Гурский дал отбой, поднял взгляд на сержанта, затем глянул на лейтенанта, который все таращился в окошко. И за одно короткое мгновение понял все. Конечно, из городского управления сюда звонили, и не раз. Этот чертов лейтенант сам поднимал трубку, врал, что задержанных уже выпустил. Но вопреки приказу начальства продержал Гурского и его парней в сыром подвале четыре часа. А теперь делает вид, что они даже не знакомы. Гурский рассовал по карманам свои вещи, затем поднялся на ноги, подошел к столу, за которым сидел молодой офицер.

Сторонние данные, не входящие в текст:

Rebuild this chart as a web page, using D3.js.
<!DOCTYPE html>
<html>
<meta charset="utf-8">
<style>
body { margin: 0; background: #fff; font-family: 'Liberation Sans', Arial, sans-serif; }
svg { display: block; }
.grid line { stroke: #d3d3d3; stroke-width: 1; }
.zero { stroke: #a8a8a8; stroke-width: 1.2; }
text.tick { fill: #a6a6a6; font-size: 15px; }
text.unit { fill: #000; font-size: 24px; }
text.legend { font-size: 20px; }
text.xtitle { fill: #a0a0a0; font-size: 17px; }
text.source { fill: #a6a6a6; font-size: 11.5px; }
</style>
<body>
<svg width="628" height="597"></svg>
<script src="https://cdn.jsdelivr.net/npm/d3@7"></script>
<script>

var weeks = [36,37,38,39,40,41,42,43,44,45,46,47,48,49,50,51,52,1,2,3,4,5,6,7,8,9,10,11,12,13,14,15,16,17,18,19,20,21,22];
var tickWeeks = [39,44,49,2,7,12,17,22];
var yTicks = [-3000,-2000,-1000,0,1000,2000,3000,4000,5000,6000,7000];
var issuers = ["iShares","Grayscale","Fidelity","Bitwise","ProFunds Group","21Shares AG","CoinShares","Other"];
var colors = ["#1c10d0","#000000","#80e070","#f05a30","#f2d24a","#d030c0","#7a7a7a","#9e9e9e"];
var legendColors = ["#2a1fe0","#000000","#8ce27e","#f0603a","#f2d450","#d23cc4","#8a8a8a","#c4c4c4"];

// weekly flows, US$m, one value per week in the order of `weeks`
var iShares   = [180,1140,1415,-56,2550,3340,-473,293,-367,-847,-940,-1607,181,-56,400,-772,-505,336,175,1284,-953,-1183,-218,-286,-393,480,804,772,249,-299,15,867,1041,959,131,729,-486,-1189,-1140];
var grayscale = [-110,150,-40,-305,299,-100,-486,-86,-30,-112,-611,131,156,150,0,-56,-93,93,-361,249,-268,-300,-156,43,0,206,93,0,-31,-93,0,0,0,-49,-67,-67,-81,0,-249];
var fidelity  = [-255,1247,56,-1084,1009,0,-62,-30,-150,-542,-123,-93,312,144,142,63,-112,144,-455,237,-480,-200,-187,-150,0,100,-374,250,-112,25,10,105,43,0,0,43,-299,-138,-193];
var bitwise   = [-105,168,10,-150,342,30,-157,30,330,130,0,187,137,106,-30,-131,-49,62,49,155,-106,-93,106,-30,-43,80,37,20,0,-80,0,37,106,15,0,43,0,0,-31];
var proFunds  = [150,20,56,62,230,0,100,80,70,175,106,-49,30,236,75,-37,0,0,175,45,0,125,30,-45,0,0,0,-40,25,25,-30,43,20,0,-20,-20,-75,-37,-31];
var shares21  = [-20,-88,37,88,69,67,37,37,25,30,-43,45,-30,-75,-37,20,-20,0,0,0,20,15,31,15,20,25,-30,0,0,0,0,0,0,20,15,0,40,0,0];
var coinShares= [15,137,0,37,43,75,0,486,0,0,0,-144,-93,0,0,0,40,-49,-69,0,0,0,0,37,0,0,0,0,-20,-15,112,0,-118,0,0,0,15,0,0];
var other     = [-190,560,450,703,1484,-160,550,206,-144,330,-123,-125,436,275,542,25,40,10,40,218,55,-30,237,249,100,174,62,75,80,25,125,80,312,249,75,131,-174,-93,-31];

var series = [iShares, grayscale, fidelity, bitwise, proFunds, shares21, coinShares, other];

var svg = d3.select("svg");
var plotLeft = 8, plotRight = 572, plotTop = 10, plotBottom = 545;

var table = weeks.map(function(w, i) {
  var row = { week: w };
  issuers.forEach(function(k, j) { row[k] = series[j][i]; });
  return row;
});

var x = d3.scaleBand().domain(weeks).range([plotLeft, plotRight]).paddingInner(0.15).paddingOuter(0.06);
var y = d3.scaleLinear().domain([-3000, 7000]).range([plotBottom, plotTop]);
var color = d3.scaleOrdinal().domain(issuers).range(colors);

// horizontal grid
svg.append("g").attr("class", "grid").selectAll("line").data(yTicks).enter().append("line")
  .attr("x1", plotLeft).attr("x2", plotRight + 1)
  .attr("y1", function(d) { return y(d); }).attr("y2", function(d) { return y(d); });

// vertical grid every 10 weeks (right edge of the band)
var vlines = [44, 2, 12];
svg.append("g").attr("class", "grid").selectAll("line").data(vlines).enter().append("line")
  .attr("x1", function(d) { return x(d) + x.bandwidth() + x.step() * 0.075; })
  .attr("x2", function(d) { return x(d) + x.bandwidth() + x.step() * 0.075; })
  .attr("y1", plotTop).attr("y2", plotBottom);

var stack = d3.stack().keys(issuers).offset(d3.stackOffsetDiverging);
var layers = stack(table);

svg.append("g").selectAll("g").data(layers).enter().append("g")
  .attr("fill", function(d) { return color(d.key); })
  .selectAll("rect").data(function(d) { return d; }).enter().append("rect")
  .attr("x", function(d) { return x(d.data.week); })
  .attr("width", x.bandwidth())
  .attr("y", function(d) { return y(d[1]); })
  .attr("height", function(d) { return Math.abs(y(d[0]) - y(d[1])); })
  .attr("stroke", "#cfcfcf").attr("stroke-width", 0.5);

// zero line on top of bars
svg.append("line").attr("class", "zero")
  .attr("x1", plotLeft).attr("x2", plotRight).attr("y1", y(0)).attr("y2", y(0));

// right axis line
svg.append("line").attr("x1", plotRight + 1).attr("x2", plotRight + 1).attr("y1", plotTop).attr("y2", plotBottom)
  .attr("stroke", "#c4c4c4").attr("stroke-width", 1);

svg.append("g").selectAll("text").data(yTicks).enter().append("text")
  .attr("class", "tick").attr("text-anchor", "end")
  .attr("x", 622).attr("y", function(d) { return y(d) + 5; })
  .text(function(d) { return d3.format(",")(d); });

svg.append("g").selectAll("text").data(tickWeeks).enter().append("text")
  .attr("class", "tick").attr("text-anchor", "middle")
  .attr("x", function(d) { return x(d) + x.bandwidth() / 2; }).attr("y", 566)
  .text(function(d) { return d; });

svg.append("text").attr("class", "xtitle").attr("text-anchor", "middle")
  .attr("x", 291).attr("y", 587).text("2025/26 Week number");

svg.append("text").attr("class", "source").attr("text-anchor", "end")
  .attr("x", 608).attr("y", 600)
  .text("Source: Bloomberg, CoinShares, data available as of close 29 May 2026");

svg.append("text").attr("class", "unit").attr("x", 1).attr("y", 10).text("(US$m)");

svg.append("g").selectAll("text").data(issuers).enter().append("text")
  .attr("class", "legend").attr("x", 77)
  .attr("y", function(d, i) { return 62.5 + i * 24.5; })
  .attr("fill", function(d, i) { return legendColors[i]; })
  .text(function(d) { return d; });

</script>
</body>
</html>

– Твое начальство получило деньги четыре часа назад, – сказал он. – Бабки привезли и передали из рук в руки. Так какого хера ты держал меня тут?
Лейтенант, нахмурившись, молчал. Было заметно, как его щеки наливаются розовой краской, будто только что он вошел с мороза в жарко натопленную комнату. Щека подергивалась от напряжения, на скулах перекатывались желваки.
– Ну, что ты, зараза, молчишь?! – заорал Гурский. – Ведь вы же взяли бабки? Взяли. Тогда почему я до сих пор здесь? Тогда не хера было брать! Вам привезли столько, сколько вы спросили. Вашему самому главному начальнику.
Лейтенант, сжав зубы, молчал. Сержант, отвернувшись в сторону, делал вид, что все происходящее лично к нему отношения не имеет.
– Тварь проклятая. – Гурский, наклонившись, заглянул в серые глаза лейтенанта и подумал, что перед ним совсем еще молодой парень, мальчишка, тупой и упрямый. – Ты просто поганый кусок дерьма. Чтоб ты сдох, скотина.
Милиционеры, сидевшие за другими столами, уткнулись в свои бумажки, будто хотели выучить их наизусть. Гурский схватил телефон и, подняв его над головой, шарахнул об пол. Из треснувшего корпуса вывалилось днище, вылез букет разноцветных проводов. Еще бы секунда, и Гурский, сложив ладони замком, саданул бы лейтенанта по загривку, по шее и еще бы по морде добавил пару раз, чтобы кровью умылся. Но в последнюю секунду сдержался, выместив гнев на копировальном аппарате, стоявшем в углу на невысоком столике. Гурский сбросил копир на бетонный пол, треснул по нему каблуком башмака, согнул ногу и еще раз ударил.
– Ты завтра же снимешь погоны! – выкрикнул Гурский. – И отправишься улицы подметать. Или мыть общественный нужник. Я об этом позабочусь. Нормальной работы в этом паршивом городе ты уже не найдешь.
Гурский пнул ногой дверь, вышел из помещения и, остановившись на высоком крыльце, прикурил сигарету. Тут дверь за его спиной приоткрылась; вылез тот самый сержант и протянул Гурскому свернутые трубочкой листки.
– Это протокол, что мы составляли, – сказал сержант. – Ну, общие данные… Как его, порвать? Или вы сами?
Гурский взял бумажки, разорвал их в куски и пустил по ветру. Он вернулся к машине, залез в багажник, проверив, на месте ли оружие. Затем дождался, когда вернутся его парни, и, злой на весь мир, погнал зеленую «Хонду» дальше по шоссе. Он думал, что упущенное время будет трудно наверстать.